The details include drugs that were "sub-standard" in quality yet cost more than World Bank standards allow, and glass syringes that failed to meet international standards. The report discloses that "Multiple witnesses admitted to bribing government officials, including ministers, in an effort to secure the award of Bank-funded contracts." All of this, keep in mind, for a project that is supposed to help the poor.

The report cites "substantial losses" into the tens of millions of dollars or more, as well as evidence of corruption risk at other health care projects in India "representing over US$2 billion in Bank funding." It concludes that the findings are "sufficiently grave" to merit sanctions against specific individuals and companies.

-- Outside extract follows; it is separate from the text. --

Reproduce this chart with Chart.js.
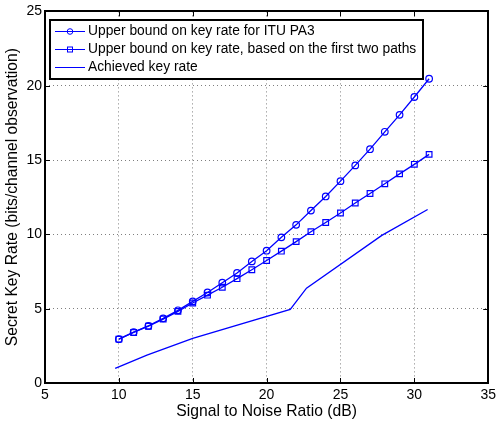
<!DOCTYPE html>
<html>
<head>
<meta charset="utf-8">
<script src="https://cdn.jsdelivr.net/npm/chart.js@4"></script>
<style>
  html, body { margin: 0; padding: 0; background: #fff; }
  #wrap { width: 500px; height: 424px; }
</style>
</head>
<body>
<div id="wrap"><canvas id="keyRateChart" width="500" height="424"></canvas></div>
<script>
// SNR values (dB) for the two bound curves
const snr = [10, 11, 12, 13, 14, 15, 16, 17, 18, 19, 20, 21, 22, 23, 24, 25, 26, 27, 28, 29, 30, 31];
const pa3Bound = [2.95, 3.42, 3.84, 4.35, 4.89, 5.49, 6.09, 6.75, 7.4, 8.18, 8.9, 9.8, 10.64, 11.6, 12.55, 13.58, 14.64, 15.73, 16.9, 18.04, 19.24, 20.47];
const twoPathBound = [2.95, 3.4, 3.82, 4.3, 4.82, 5.38, 5.91, 6.44, 7.02, 7.62, 8.24, 8.87, 9.51, 10.18, 10.8, 11.44, 12.11, 12.75, 13.4, 14.07, 14.71, 15.38];
// achieved key rate curve
const achievedSnr = [9.75, 11.9, 15, 21.6, 22.7, 27.8, 30.9];
const achievedRate = [0.98, 1.87, 3.0, 4.95, 6.38, 9.93, 11.67];

const labels = [
    "Upper bound on key rate for ITU PA3",
    "Upper bound on key rate, based on the first two paths",
    "Achieved key rate"
];
const xTicks = [5, 10, 15, 20, 25, 30, 35];
const yTicks = [0, 5, 10, 15, 20, 25];

const blue = "#0000ff";
const toPoints = (xs, ys) => xs.map((x, i) => ({ x: x, y: ys[i] }));

// draws the box, inward ticks and the legend inside the plot, matlab style
const matlabFrame = {
    id: "matlabFrame",
    afterDraw(chart) {
        const ctx = chart.ctx;
        const a = chart.chartArea;
        const xs = chart.scales.x, ys = chart.scales.y;
        ctx.save();

        const tl = 5;
        ctx.strokeStyle = "#000";
        ctx.lineWidth = 1;
        ctx.beginPath();
        xTicks.forEach(v => {
            const px = Math.round(xs.getPixelForValue(v)) + 0.5;
            ctx.moveTo(px, a.bottom); ctx.lineTo(px, a.bottom - tl);
            ctx.moveTo(px, a.top); ctx.lineTo(px, a.top + tl);
        });
        yTicks.forEach(v => {
            const py = Math.round(ys.getPixelForValue(v)) + 0.5;
            ctx.moveTo(a.left, py); ctx.lineTo(a.left + tl, py);
            ctx.moveTo(a.right, py); ctx.lineTo(a.right - tl, py);
        });
        ctx.stroke();

        ctx.lineWidth = 2;
        ctx.strokeRect(Math.round(a.left), Math.round(a.top),
                       Math.round(a.right - a.left), Math.round(a.bottom - a.top));

        // legend
        const bx = Math.round(a.left) + 5, by = Math.round(a.top) + 9, bw = 373, bh = 59;
        ctx.fillStyle = "#fff";
        ctx.fillRect(bx, by, bw, bh);
        ctx.strokeStyle = "#000";
        ctx.lineWidth = 2;
        ctx.strokeRect(bx, by, bw, bh);

        ctx.font = "13.8px 'Liberation Sans', Arial, sans-serif";
        ctx.textBaseline = "middle";
        const rows = [by + 11, by + 29, by + 47];
        chart.data.datasets.forEach((ds, i) => {
            const y = Math.round(rows[i]) + 0.5;
            ctx.strokeStyle = blue;
            ctx.lineWidth = 1;
            ctx.beginPath();
            ctx.moveTo(bx + 5, y); ctx.lineTo(bx + 35, y);
            ctx.stroke();
            if (ds.pointStyle === "circle") {
                ctx.beginPath();
                ctx.arc(bx + 20, y, 2.8, 0, Math.PI * 2);
                ctx.stroke();
            } else if (ds.pointStyle === "rect") {
                ctx.strokeRect(bx + 17.5, y - 2.5, 5, 5);
            }
            ctx.fillStyle = "#000";
            ctx.fillText(ds.label, bx + 38, y);
        });
        ctx.restore();
    }
};

const fontTick = { family: "'Liberation Sans', Arial, sans-serif", size: 14 };
const fontTitle = { family: "'Liberation Sans', Arial, sans-serif", size: 15.7 };

const ctx = document.getElementById("keyRateChart").getContext("2d");
new Chart(ctx, {
    type: "line",
    data: {
        datasets: [
            {
                label: labels[0],
                data: toPoints(snr, pa3Bound),
                borderColor: blue,
                backgroundColor: "rgba(0,0,0,0)",
                borderWidth: 1.3,
                pointStyle: "circle",
                pointRadius: 3.3,
                pointBorderWidth: 1.2,
            },
            {
                label: labels[1],
                data: toPoints(snr, twoPathBound),
                borderColor: blue,
                backgroundColor: "rgba(0,0,0,0)",
                borderWidth: 1.3,
                pointStyle: "rect",
                pointRadius: 4,
                pointBorderWidth: 1.2,
            },
            {
                label: labels[2],
                data: toPoints(achievedSnr, achievedRate),
                borderColor: blue,
                borderWidth: 1.3,
                pointRadius: 0,
                pointStyle: false,
            }
        ]
    },
    options: {
        responsive: false,
        animation: false,
        layout: { padding: { top: 8, right: 8, left: 0, bottom: 0 } },
        plugins: {
            legend: { display: false },
            tooltip: { enabled: false },
        },
        scales: {
            x: {
                type: "linear",
                min: 5,
                max: 35,
                afterFit: scale => { scale.height = 41; },
                afterBuildTicks: scale => { scale.ticks = xTicks.map(v => ({ value: v })); },
                grid: { color: "rgba(0,0,0,0.5)", drawTicks: false },
                border: { display: false, dash: [1, 3] },
                ticks: { color: "#000", padding: 4, maxRotation: 0, font: fontTick },
                title: {
                    display: true,
                    text: "Signal to Noise Ratio (dB)",
                    color: "#000",
                    padding: { top: 0, bottom: 3 },
                    font: fontTitle,
                },
            },
            y: {
                type: "linear",
                min: 0,
                max: 25,
                afterFit: scale => { scale.width = 45; },
                afterBuildTicks: scale => { scale.ticks = yTicks.map(v => ({ value: v })); },
                grid: { color: "rgba(0,0,0,0.5)", drawTicks: false },
                border: { display: false, dash: [1, 3] },
                ticks: { color: "#000", padding: 3, font: fontTick },
                title: {
                    display: true,
                    text: "Secret Key Rate (bits/channel observation)",
                    color: "#000",
                    padding: { top: 3.5, bottom: 0 },
                    font: fontTitle,
                },
            },
        },
    },
    plugins: [matlabFrame],
});
</script>
</body>
</html>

In a normal financial institution, such findings would lead to soul-searching, and heads rolling. But at the World Bank, what really matters isn't how much money reaches the poor but how much keeps going out the door. Corruption is seen as an inevitable cost of foreign aid, like breakage in the glassware trade.

Mr. Wolfowitz was thus presented with a plan for the bank to finance phase two of the RCH project without so much as a mention that there had been problems in RCH I. When he learned of the corruption findings in mid-2005, however, Mr. Wolfowitz decided to suspend further bank lending to that India project until the matter was cleared up.

In retrospect, this contributed to his demise as president, because the RCH I report touched several bank taboos. It was an affront to the Indian government, among the bank's biggest borrowers. It was also a humiliation to certain bank officials who were supposed to be supervising the project, but clearly weren't. And it threatened to embarrass Britain's Labour government, which was providing money for the same India project.

All of these forces reacted bitterly to Mr. Wolfowitz's suspension of lending to the project. They lobbied hard for phase two to proceed, and on the easiest terms possible. After India's government committed to cleaning things up, Mr. Wolfowitz lifted his suspension and in August 2006 the bank decided to fund stage two and other health projects, to the tune of $672 million. But only a year later, this past July, did the bank get around to debarring two of the offending Indian companies, Nestor Pharmaceuticals Ltd. and Pure Pharma Ltd., from bank contracts--and then only for three years and one year respectively.

The good news is that Mr. Wolfowitz was able to ensure that the bank's anti-corruption unit continued its "detailed implementation review" of the India project. This second report is due in weeks, and this is the one that some bank officials are trying to discredit, as Bret Stephens describes nearby. We haven't seen this report, but we're told a draft highlights corruption running into the hundreds of millions of dollars.

One of the ironies here is that the bank's anti-corruption unit was established by James Wolfensohn, a Bill Clinton appointee who preceded Mr. Wolfowitz as bank president. The unit's current director, Suzanne Rich Folsom, is an American who was also recruited by Mr. Wolfensohn. So if the bank bureaucrats succeed in getting Ms. Folsom dismissed, or the power of her office gutted, they will be undermining the work of two bank presidents appointed by two different U.S. administrations.

Which is why all eyes are now on Mr. Zoellick. If he lets the anti-anti-corruption forces prevail in this brawl, he can forget about putting his own mark on the bank. He'll have announced himself as a mere caretaker at the top, and no one of substance will ever take the anti-corruption job again.